This article was originally featured in the BWH Bulletin.
A first-of-its-kind clinical trial at the Brigham has shown that administering an oral multiple sclerosis (MS) drug to patients younger than 18 years of age is safe and 82 percent more effective than an injectable treatment that is the current standard of care.
Although multiple sclerosis is a disease that primarily affects adults, it’s estimated that up to 5 percent of patients with MS have a history of symptoms before age 18. Although some medications for adults are used “off-label” to treat these young patients, there are currently no drugs approved by the U.S. Food and Drug Administration (FDA) for treating MS in children.
Tanuja Chitnis, MD, a neurologist in the Ann Romney Center for Neurologic Diseases, led the international consortium of researchers who studied the MS drug fingolimod. The team found that the drug was even more effective at preventing relapse than the current standard of care, and prevented relapse better in this young patient population than it did in adults. Pediatric patients with MS are more likely to experience relapse than adults and can have cognitive issues, walking disabilities and other impairments.
“I’ve been working in this field for 15 years, and I believe this is going to change the treatment of this disease,” said Chitnis, who is also the medical director of the CLIMB Natural History study at the Partners MS Center and founding director of the Partners Pediatric MS Center at MassGeneral Hospital for Children. “There’s a growing awareness that children can have MS. We need clinical data on the relative efficacy, safety and tolerability of drugs that we use to treat adults in our pediatric population.”

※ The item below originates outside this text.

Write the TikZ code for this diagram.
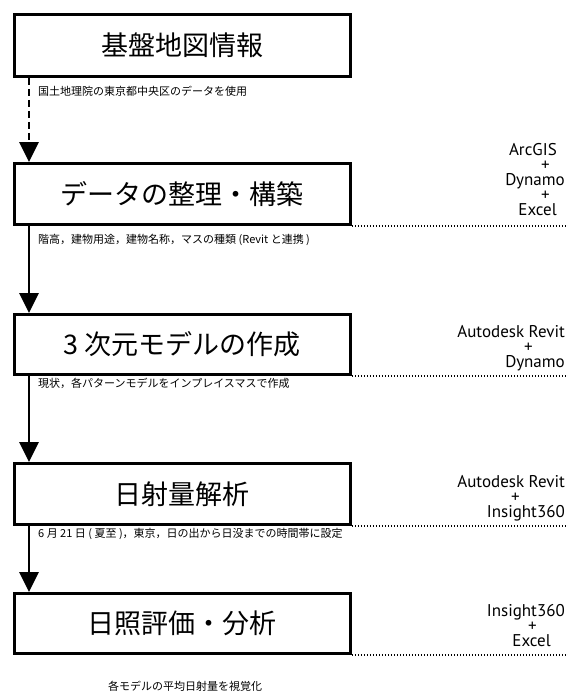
\documentclass[tikz,border=0pt]{standalone}
\usepackage{fontspec}
\setmainfont{PT Sans}
\newfontfamily\jp{Noto Sans CJK JP}
\usetikzlibrary{arrows.meta,calc}
\newcommand{\pad}[1]{\hbox to #1{}}
\begin{document}
\begin{tikzpicture}[x=1pt,y=-1pt,
  stepbox/.style={draw,line width=2.8pt,minimum width=336pt,anchor=north west,inner sep=0pt,font=\jp\fontsize{27}{30}\selectfont},
  note/.style={anchor=west,inner sep=0pt,font=\jp\fontsize{11}{13}\selectfont},
  tool/.style={anchor=north east,inner sep=0pt,align=right,font=\fontsize{17}{15}\selectfont},
  flow/.style={line width=2.8pt,-{Triangle[width=19pt,length=20pt]}},
  dflow/.style={flow,dash pattern=on 7pt off 4pt},
  leader/.style={line width=1.4pt,dash pattern=on 1.6pt off 1.4pt}]
\useasboundingbox (0,0) rectangle (568,694);
\coordinate (edge) at (568,0);
% boxes
\node[stepbox,minimum height=62pt] (b1) at (13,13) {基盤地図情報};
\node[stepbox,minimum height=61pt] (b2) at (13,162) {データの整理・構築};
\node[stepbox,minimum height=60pt] (b3) at (13,313) {3 次元モデルの作成};
\node[stepbox,minimum height=61pt] (b4) at (13,462) {日射量解析};
\node[stepbox,minimum height=60pt] (b5) at (13,592) {日照評価・分析};
% notes
\node[note] (n1) at (38,91) {国土地理院の東京都中央区のデータを使用};
\node[note] (n2) at (38,240) {階高，建物用途，建物名称，マスの種類 (Revit と連携 )};
\node[note] (n3) at (38,383) {現状，各パターンモデルをインプレイスマスで作成};
\node[note] (n4) at (38,534) {6 月 21 日 ( 夏至 )，東京，日の出から日没までの時間帯に設定};
\node[note,anchor=center] (n5) at (185,686) {各モデルの平均日射量を視覚化};
% arrows
\draw[dflow] ($(b1.south west)+(16,0)$) -- ($(b2.north west)+(16,0)$);
\draw[flow] ($(b2.south west)+(16,0)$) -- ($(b3.north west)+(16,0)$);
\draw[flow] ($(b3.south west)+(16,0)$) -- ($(b4.north west)+(16,0)$);
\draw[flow] ($(b4.south west)+(16,0)$) -- ($(b5.north west)+(16,0)$);
% leaders
\draw[leader] (b2.south east) -- (b2.south east -| edge);
\draw[leader] (b3.south east) -- (b3.south east -| edge);
\draw[leader] (b4.south east) -- (b4.south east -| edge);
\draw[leader] (b5.south east) -- (b5.south east -| edge);
% tools
\node[tool] (t2) at (565,143) {ArcGIS\pad{8pt}\\+\pad{15pt}\\Dynamo\\+\pad{15pt}\\Excel\pad{8pt}};
\node[tool] (t3) at (565,325) {Autodesk Revit\\+\pad{32pt}\\Dynamo};
\node[tool] (t4) at (565,475) {Autodesk Revit\\+\pad{45pt}\\Insight360};
\node[tool] (t5) at (565,604) {Insight360\\+\pad{28pt}\\Excel\pad{14pt}};
\end{tikzpicture}
\end{document}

The trial is the first randomized, clinical trial in pediatric MS. Known as the PARADIGMS trial, the two-year study included patients between ages 10 and 18 who had experienced a relapse of MS in the last year.
The team found that fingolimod reduced the annual relapse rate by 82 percent compared to those who received the current standard of care, an injection called interferon beta-1a. Additionally, the safety profile of the drug was like that seen in adults. As of now, fingolimod has not received FDA approval for pediatric use.
Chitnis also sees broader implications for early detection and treatment of MS. “Pediatric MS represents one of the earliest forms of the disease, or MS in its onset, and the high efficacy of this drug shows it may target an important mechanism for the initiation of MS,” said Chitnis.